During the early months of 1986, Lake Titicaca in Bolivia rose ten to twelve feet as a result of rainstorms inundating 27,000 acres of land. More than two hundred Latter-day Saints in five Bolivian communities were among those who lost part or all of their land to the lake. Approximately forty LDS families were left homeless.
These members have received food through Church programs and other donors, and they are currently living in tents furnished by the government of the United States, reported President F. Melvin Hammond of the Bolivia Cochabamba Mission. Using tools donated by the Church for loan to individuals, many are harvesting what is left of their crops. But they will face further difficulty, President Hammond said, after the food they can harvest is used.
Some of them are building homes farther up the mountain slopes, he said, but they have nowhere else to farm until the lake recedes, since other arable land is privately owned.
Experts have estimated that it will take four to eight years for the lake to recede. But it dropped more than sixteen inches in about six weeks after Elder M. Russell Ballard of the Council of the Twelve, visiting Bolivia for a regional conference on the last weekend in April, offered a prayer on the shore of the lake, imploring the Lord to stop the rains.
Bolivian members observed a special day of fasting and prayer in March for the aid of those facing the flooding.
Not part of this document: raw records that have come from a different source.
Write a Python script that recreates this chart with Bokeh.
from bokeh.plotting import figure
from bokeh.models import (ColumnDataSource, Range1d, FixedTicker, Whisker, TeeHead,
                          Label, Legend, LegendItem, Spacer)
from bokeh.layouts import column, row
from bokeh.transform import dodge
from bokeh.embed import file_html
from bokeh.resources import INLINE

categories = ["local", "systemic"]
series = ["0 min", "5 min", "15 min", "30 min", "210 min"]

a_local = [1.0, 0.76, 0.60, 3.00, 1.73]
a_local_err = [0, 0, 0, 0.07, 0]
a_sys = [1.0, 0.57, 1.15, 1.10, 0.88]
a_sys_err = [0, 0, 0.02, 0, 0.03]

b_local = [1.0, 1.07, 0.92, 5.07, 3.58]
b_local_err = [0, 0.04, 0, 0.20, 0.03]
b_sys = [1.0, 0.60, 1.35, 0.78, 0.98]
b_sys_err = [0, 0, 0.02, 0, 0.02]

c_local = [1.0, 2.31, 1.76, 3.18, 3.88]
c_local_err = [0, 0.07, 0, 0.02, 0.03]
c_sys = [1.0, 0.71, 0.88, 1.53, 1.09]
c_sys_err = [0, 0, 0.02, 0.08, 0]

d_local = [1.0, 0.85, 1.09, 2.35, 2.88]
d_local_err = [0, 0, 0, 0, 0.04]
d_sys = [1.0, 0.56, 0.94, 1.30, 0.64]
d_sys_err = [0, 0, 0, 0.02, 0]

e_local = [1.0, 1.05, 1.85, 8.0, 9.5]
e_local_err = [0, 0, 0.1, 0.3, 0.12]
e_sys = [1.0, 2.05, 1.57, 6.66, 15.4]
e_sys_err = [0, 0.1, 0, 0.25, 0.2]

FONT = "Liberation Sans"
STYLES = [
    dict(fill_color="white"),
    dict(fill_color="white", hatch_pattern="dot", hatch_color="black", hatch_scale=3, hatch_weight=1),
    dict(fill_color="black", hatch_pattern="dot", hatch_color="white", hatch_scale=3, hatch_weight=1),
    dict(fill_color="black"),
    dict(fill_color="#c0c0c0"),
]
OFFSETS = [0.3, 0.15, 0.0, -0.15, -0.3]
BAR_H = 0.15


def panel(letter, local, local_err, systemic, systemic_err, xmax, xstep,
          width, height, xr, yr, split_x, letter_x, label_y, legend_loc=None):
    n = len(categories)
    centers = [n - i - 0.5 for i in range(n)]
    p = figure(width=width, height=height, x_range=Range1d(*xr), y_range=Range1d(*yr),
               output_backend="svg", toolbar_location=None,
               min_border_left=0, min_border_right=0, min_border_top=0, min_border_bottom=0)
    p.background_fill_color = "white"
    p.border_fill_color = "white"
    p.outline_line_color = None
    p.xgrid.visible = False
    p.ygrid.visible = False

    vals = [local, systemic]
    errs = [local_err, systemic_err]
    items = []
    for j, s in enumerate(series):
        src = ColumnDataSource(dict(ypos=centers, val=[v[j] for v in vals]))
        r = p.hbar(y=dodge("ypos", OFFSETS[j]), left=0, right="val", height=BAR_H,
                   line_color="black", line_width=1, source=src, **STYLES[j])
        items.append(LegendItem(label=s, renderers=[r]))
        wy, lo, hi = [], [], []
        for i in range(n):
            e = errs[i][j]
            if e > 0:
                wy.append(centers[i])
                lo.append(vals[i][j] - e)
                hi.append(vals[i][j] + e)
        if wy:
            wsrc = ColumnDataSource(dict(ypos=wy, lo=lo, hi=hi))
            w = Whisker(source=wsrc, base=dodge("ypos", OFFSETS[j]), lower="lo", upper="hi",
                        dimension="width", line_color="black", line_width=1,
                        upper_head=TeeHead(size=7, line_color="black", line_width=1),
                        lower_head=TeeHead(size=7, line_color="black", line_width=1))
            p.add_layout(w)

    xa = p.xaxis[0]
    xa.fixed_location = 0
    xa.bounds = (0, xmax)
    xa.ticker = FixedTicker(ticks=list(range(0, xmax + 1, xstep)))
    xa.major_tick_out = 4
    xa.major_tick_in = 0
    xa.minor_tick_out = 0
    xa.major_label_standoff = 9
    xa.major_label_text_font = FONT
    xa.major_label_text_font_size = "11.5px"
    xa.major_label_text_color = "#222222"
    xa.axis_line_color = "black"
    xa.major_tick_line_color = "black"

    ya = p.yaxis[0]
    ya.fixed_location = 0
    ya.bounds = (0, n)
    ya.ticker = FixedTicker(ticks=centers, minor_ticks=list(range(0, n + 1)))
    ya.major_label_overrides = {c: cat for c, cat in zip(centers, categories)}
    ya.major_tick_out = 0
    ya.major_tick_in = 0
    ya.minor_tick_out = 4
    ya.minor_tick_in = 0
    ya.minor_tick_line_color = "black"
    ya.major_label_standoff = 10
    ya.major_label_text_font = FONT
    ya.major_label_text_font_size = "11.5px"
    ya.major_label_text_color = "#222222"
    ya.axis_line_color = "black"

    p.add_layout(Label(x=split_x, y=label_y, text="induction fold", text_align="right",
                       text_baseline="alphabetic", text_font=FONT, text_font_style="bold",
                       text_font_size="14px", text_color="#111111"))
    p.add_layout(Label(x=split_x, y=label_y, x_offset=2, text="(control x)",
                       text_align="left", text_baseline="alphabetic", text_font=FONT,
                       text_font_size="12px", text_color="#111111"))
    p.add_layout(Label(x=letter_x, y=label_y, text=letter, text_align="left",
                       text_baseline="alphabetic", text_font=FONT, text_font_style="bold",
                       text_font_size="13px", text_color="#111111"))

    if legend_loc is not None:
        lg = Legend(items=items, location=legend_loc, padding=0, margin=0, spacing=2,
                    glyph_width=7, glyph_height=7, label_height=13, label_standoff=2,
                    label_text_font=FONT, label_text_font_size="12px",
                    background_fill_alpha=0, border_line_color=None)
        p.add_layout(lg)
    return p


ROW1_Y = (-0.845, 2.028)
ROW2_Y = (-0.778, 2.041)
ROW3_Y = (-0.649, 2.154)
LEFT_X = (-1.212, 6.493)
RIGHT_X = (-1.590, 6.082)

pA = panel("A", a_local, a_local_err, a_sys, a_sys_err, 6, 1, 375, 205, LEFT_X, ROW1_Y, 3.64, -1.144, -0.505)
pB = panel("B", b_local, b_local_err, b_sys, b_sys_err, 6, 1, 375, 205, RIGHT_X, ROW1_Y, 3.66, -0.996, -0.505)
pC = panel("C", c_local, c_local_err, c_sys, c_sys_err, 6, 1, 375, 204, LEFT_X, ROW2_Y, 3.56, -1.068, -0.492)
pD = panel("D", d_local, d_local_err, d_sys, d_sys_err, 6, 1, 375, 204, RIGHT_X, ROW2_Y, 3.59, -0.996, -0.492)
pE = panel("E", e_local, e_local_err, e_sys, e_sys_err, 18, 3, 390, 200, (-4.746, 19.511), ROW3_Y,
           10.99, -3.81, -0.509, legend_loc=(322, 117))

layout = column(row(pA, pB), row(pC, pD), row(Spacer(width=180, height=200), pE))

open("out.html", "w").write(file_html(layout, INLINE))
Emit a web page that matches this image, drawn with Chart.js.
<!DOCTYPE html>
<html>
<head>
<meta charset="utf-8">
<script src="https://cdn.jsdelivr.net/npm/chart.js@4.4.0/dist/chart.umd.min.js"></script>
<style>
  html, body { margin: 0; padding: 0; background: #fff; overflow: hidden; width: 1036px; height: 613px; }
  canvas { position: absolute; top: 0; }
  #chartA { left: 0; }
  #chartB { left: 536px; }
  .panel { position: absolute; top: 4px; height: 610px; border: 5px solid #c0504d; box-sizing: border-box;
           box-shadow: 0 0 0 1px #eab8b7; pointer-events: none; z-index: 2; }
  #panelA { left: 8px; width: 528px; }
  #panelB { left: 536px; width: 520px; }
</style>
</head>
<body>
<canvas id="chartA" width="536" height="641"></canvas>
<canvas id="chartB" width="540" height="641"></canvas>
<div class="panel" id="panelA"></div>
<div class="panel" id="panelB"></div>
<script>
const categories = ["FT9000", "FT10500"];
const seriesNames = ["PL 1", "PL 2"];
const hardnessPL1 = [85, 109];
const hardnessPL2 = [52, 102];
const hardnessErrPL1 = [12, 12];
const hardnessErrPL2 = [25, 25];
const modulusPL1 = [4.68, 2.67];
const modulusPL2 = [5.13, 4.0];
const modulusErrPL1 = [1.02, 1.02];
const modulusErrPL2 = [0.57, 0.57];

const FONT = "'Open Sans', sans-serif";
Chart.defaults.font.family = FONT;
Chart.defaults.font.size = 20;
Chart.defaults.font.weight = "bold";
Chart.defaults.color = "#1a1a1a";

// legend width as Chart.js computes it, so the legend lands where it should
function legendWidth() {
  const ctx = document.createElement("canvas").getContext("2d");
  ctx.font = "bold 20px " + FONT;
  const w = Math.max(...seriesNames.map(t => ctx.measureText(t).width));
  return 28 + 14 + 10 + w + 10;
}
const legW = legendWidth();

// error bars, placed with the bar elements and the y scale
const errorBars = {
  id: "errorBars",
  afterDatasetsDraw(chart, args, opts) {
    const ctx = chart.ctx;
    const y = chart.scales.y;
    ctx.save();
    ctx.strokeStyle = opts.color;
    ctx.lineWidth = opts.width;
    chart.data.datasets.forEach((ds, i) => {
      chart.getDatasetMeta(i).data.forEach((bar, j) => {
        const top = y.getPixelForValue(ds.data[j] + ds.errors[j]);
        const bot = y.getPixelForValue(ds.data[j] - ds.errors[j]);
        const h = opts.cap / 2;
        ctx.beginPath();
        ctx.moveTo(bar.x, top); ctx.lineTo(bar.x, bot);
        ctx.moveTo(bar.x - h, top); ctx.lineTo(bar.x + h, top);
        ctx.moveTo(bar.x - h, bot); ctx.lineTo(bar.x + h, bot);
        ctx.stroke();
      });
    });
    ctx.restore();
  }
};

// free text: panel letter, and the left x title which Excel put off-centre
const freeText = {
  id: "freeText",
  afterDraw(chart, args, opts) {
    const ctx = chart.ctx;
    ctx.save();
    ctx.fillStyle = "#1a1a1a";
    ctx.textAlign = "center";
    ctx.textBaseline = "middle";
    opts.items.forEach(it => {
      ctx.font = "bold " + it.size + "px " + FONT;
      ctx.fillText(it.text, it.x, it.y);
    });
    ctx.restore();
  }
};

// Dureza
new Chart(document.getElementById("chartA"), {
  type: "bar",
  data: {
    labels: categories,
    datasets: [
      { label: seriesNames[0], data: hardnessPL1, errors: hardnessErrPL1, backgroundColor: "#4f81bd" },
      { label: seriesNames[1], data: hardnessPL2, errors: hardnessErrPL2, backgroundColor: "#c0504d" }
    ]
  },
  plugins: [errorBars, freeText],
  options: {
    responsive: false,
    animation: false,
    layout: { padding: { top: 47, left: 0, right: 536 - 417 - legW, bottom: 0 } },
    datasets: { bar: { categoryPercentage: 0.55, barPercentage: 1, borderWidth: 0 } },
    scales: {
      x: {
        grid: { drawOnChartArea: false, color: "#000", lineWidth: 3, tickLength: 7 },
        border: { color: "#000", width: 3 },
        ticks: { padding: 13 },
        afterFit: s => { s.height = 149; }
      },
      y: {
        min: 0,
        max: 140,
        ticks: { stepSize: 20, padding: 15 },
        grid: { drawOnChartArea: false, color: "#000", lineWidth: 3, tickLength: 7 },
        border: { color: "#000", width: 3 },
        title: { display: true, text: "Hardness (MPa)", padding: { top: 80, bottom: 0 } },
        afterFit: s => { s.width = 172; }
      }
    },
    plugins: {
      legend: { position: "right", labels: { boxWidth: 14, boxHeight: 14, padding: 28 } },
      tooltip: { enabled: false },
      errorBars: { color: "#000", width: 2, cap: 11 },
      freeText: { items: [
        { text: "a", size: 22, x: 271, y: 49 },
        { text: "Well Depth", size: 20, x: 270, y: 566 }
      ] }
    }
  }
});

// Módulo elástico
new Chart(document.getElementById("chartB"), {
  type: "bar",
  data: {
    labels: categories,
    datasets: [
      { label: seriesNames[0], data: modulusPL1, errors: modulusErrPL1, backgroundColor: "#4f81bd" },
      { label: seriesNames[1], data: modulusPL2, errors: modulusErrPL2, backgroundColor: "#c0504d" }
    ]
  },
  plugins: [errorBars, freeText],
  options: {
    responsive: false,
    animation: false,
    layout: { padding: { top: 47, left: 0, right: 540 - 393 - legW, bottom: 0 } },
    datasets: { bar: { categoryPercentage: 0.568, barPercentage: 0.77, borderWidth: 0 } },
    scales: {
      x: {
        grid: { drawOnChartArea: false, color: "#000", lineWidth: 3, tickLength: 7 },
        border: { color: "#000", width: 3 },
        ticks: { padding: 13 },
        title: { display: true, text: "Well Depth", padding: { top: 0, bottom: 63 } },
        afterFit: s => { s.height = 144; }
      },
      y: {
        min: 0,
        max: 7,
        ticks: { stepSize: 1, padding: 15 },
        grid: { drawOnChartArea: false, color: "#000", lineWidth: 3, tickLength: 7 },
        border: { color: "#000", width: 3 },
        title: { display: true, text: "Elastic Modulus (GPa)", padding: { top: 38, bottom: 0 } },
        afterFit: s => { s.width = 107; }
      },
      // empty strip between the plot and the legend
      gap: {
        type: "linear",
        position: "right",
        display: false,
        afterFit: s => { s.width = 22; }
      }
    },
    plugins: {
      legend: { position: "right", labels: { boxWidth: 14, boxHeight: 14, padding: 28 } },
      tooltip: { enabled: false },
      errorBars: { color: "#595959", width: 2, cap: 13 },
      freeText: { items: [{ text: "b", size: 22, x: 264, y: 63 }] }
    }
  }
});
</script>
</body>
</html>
Fasting members donated $1,500 toward relief—a “tremendous” effort given their general level of income, President Hammond said. A ward in Minneapolis, Minnesota, sent another $350 toward food for those in need.
As many as one hundred people may have lost their lives as a result of flooding in Jamaica in mid-June, but no Church members were reported killed.
More than thirty Church members were among those left homeless. They were being temporarily housed in their chapel, a large, rented home.
Some six thousand pounds of relief materials were sent to Jamaica from the Church’s storehouse in Atlanta, Georgia. Clothing and mattresses were gathered by members in the Atlanta area.